On the other hand, a senior academic who whines about his discipline’s public image in, yes, the paper of record, The New York Times, can’t possibly know or have known intellectual adventure. This, as Graham Harman has noted, seems to be the core of McGinn’s plaint:
Our current name is harmful because it posits a big gap between the sciences and philosophy; we do something that is not a science. Thus we do not share in the intellectual prestige associated with that thoroughly modern word. We are accordingly not covered by the media that cover the sciences, and what we do remains a mystery to most people.
In the words of Rodney Dangerfield, “I don’t get no respect.”

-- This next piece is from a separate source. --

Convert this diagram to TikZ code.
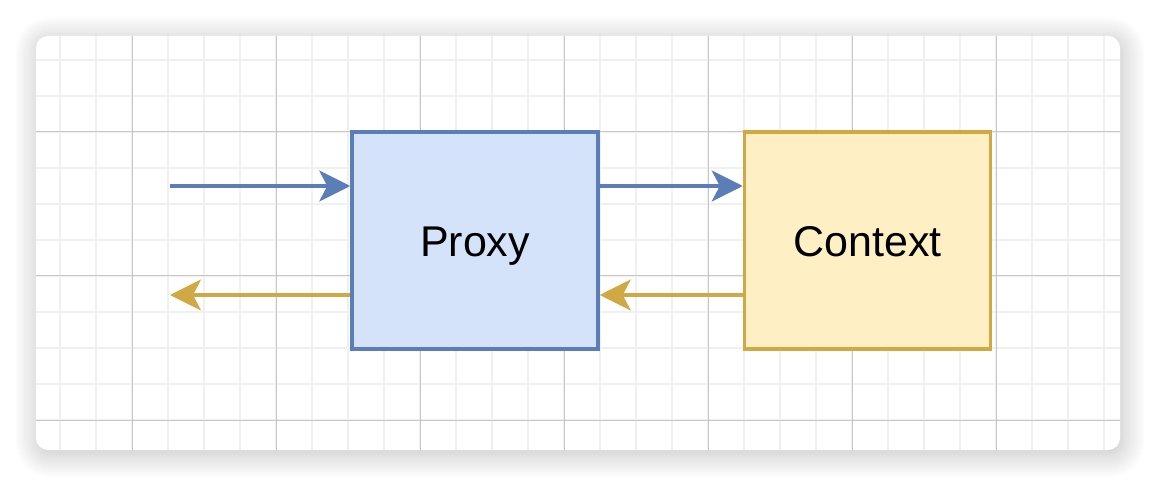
\documentclass[tikz,border=0pt]{standalone}
\usepackage{fontspec}
\setmainfont{Liberation Sans}
\usetikzlibrary{arrows.meta,shadows.blur}
\definecolor{bluestroke}{HTML}{5B7DB8}
\definecolor{bluefill}{HTML}{D4E3FA}
\definecolor{goldstroke}{HTML}{D0A944}
\definecolor{goldfill}{HTML}{FEF0C4}
\definecolor{gridminor}{HTML}{F0F0F0}
\definecolor{gridmajor}{HTML}{C6C6C6}
\tikzset{
 box/.style={draw, line width=3.5pt, minimum width=246pt, minimum height=217pt, inner sep=0pt, text height=32pt, text depth=0pt, font=\fontsize{43}{50}\selectfont},
 proxybox/.style={box, draw=bluestroke, fill=bluefill},
 contextbox/.style={box, draw=goldstroke, fill=goldfill},
 flow/.style={line width=3.5pt, -{Stealth[length=31pt,width=31pt,inset=8pt]}},
}
\begin{document}
\begin{tikzpicture}[x=1pt,y=-1pt]
\useasboundingbox (0,0) rectangle (1156,486);
\path[fill=white, rounded corners=12pt, blur shadow={shadow xshift=2pt, shadow yshift=-4pt, shadow blur radius=24pt, shadow blur steps=24, shadow opacity=26}] (36,36) rectangle (1120,450);
\begin{scope}
\clip[rounded corners=12pt] (36,36) rectangle (1120,450);
\foreach \x in {60,96,...,1104} \draw[gridminor, line width=1.5pt] (\x,36) -- (\x,450);
\foreach \y in {60,96,...,456} \draw[gridminor, line width=1.5pt] (36,\y) -- (1120,\y);
\foreach \x in {132,276,...,996} \draw[gridmajor, line width=1pt] (\x,36) -- (\x,450);
\foreach \y in {132,276,420} \draw[gridmajor, line width=1pt] (36,\y) -- (1120,\y);
\end{scope}
\node[proxybox] (proxy) at (475,240.5) {Proxy};
\node[contextbox] (context) at (867.5,240.5) {Context};
\coordinate (in) at (170,186);
\coordinate (out) at (170,295);
\draw[flow, bluestroke] (in) -- (in -| proxy.west);
\draw[flow, bluestroke] ([yshift=54.5pt]proxy.east) -- ([yshift=54.5pt]context.west);
\draw[flow, goldstroke] ([yshift=-54.5pt]context.west) -- ([yshift=-54.5pt]proxy.east);
\draw[flow, goldstroke] (out -| proxy.west) -- (out);
\end{tikzpicture}
\end{document}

Dangerfield is a comedian. McGinn is not, nor is he a philosopher. He is, at best, an ontician, whatever that is.
Perhaps one reason so many people hold the academic world in contempt is that they sense that those who run it have utterly given up on the quest for truth, for, yes, wisdom. Those words from Star Trek mean something to people—they mean something to me, something very important. People want to believe that those privileged to live the academic life believe in and support the questing for truth. Perhaps the public senses, if not quite knows, that academicians have lost site of the truth. And so the public has little respect for the intellectual life.
They want to see something higher, something noble, something worthy of sacrifice and respect. What does McGinn do? He treats his professional work as though it were toothpaste for the mind, that’s what he does. How can anyone respect that? McGinn surely doesn’t.
I mean, really! Kvetching in the NYTimes about not getting respect? He gets THAT pulpit handed to him and that’s what he does with it?
With mouthpieces like that, the academy doesn’t need enemies.